──────── DATASET EXTRACT
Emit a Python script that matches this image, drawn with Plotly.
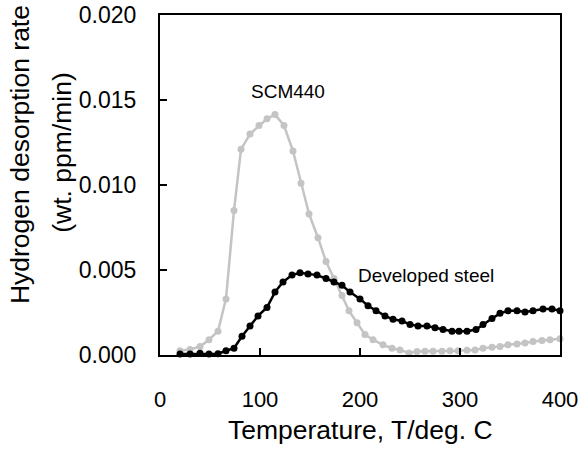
import plotly.graph_objects as go

# SCM440 (grey)
x_scm = [20, 30, 40, 49, 58, 66, 74, 81, 90, 99, 107, 115, 124, 133, 141, 149, 158, 166, 174, 182,
         189, 197, 205, 213, 223, 232, 240, 249, 257, 265, 273, 282, 290, 298, 307, 315, 323, 332,
         340, 348, 357, 365, 373, 382, 390, 400]
y_scm = [0.00025, 0.00033, 0.0005, 0.0009, 0.0014, 0.0033, 0.0085, 0.0121, 0.0130, 0.0135, 0.0139,
         0.01414, 0.0135, 0.0120, 0.0101, 0.0083, 0.0069, 0.0055, 0.0045, 0.0035, 0.0026, 0.0019,
         0.0012, 0.0009, 0.0006, 0.0004, 0.0003, 0.00012, 0.0002, 0.00022, 0.00022, 0.00022, 0.00025,
         0.00025, 0.00028, 0.0003, 0.0004, 0.00045, 0.0005, 0.0006, 0.00065, 0.0007, 0.0008, 0.00085,
         0.0009, 0.00095]

# Developed steel (black)
x_dev = [20, 30, 40, 49, 58, 66, 74, 82, 90, 98, 107, 115, 123, 132, 140, 148, 157, 166, 174, 182,
         190, 200, 208, 216, 225, 233, 242, 250, 258, 267, 275, 283, 292, 299, 307, 316, 323, 332,
         340, 348, 357, 365, 373, 383, 392, 400]
y_dev = [0.00006, 0.00006, 0.0001, 0.00006, 0.00008, 0.00025, 0.0004, 0.0011, 0.0017, 0.0023, 0.0028,
         0.0037, 0.0043, 0.0047, 0.00484, 0.00476, 0.0047, 0.0045, 0.0043, 0.0041, 0.0037, 0.0033,
         0.0029, 0.0026, 0.0023, 0.0021, 0.0020, 0.0018, 0.0017, 0.0017, 0.0016, 0.0015, 0.0014,
         0.0014, 0.0014, 0.0015, 0.0018, 0.00215, 0.00245, 0.0026, 0.0026, 0.00253, 0.0026, 0.0027,
         0.0027, 0.0026]

x_ticks = [0, 100, 200, 300, 400]
y_ticks = [0.000, 0.005, 0.010, 0.015, 0.020]

FONT = "Liberation Sans, Arial, sans-serif"

fig = go.Figure()
fig.add_trace(go.Scatter(x=x_scm, y=y_scm, mode="lines+markers",
                         line=dict(color="#c4c4c4", width=2.5),
                         marker=dict(color="#c4c4c4", size=7),
                         cliponaxis=False, showlegend=False))
fig.add_trace(go.Scatter(x=x_dev, y=y_dev, mode="lines+markers",
                         line=dict(color="#000000", width=2.5),
                         marker=dict(color="#000000", size=7),
                         cliponaxis=False, showlegend=False))

fig.update_layout(
    width=578, height=449,
    margin=dict(l=160, r=18, t=15, b=94),
    paper_bgcolor="white", plot_bgcolor="white",
    font=dict(family=FONT, color="black"),
    xaxis=dict(range=[0, 400], tickvals=x_ticks, ticktext=[str(v) for v in x_ticks],
               ticks="inside", ticklen=7, tickwidth=2, tickcolor="black",
               showline=True, linecolor="black", linewidth=2, mirror=True,
               showgrid=False, zeroline=False, tickfont=dict(size=22, family=FONT),
               ticklabelstandoff=24, ticklabeloverflow="allow", automargin=False),
    yaxis=dict(range=[0, 0.020], tickvals=y_ticks, ticktext=[f"{v:.3f}" for v in y_ticks],
               ticks="inside", ticklen=7, tickwidth=2, tickcolor="black",
               showline=True, linecolor="black", linewidth=2, mirror=True,
               showgrid=False, zeroline=False, tickfont=dict(size=23, family=FONT),
               ticklabelstandoff=17, ticklabeloverflow="allow", automargin=False),
    annotations=[
        dict(text="SCM440", x=128, y=0.0155, xref="x", yref="y", showarrow=False,
             font=dict(size=19, family=FONT)),
        dict(text="Developed steel", x=266, y=0.0047, xref="x", yref="y", showarrow=False,
             font=dict(size=19, family=FONT)),
        dict(text="Temperature, T/deg. C", x=0.5, y=-0.22, xref="paper", yref="paper",
             showarrow=False, xanchor="center", yanchor="middle", font=dict(size=26.5, family=FONT)),
        dict(text="Hydrogen desorption rate", x=-0.35, y=0.588, xref="paper", yref="paper",
             showarrow=False, textangle=-90, xanchor="center", yanchor="middle",
             font=dict(size=26.5, family=FONT)),
        dict(text="(wt. ppm/min)", x=-0.245, y=0.595, xref="paper", yref="paper",
             showarrow=False, textangle=-90, xanchor="center", yanchor="middle",
             font=dict(size=26.5, family=FONT)),
    ],
)

fig.write_html("out.html")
────────────────
- _WHAT THE EXERCISE ASKS_
Everything from the first line to the line with "import plotly.graph_objects as go" must be repeated exactly, and nothing else. Leave the pictures out.

- _SOLUTION TO THIS EXERCISE_
Emit a Python script that matches this image, drawn with Plotly.
import plotly.graph_objects as go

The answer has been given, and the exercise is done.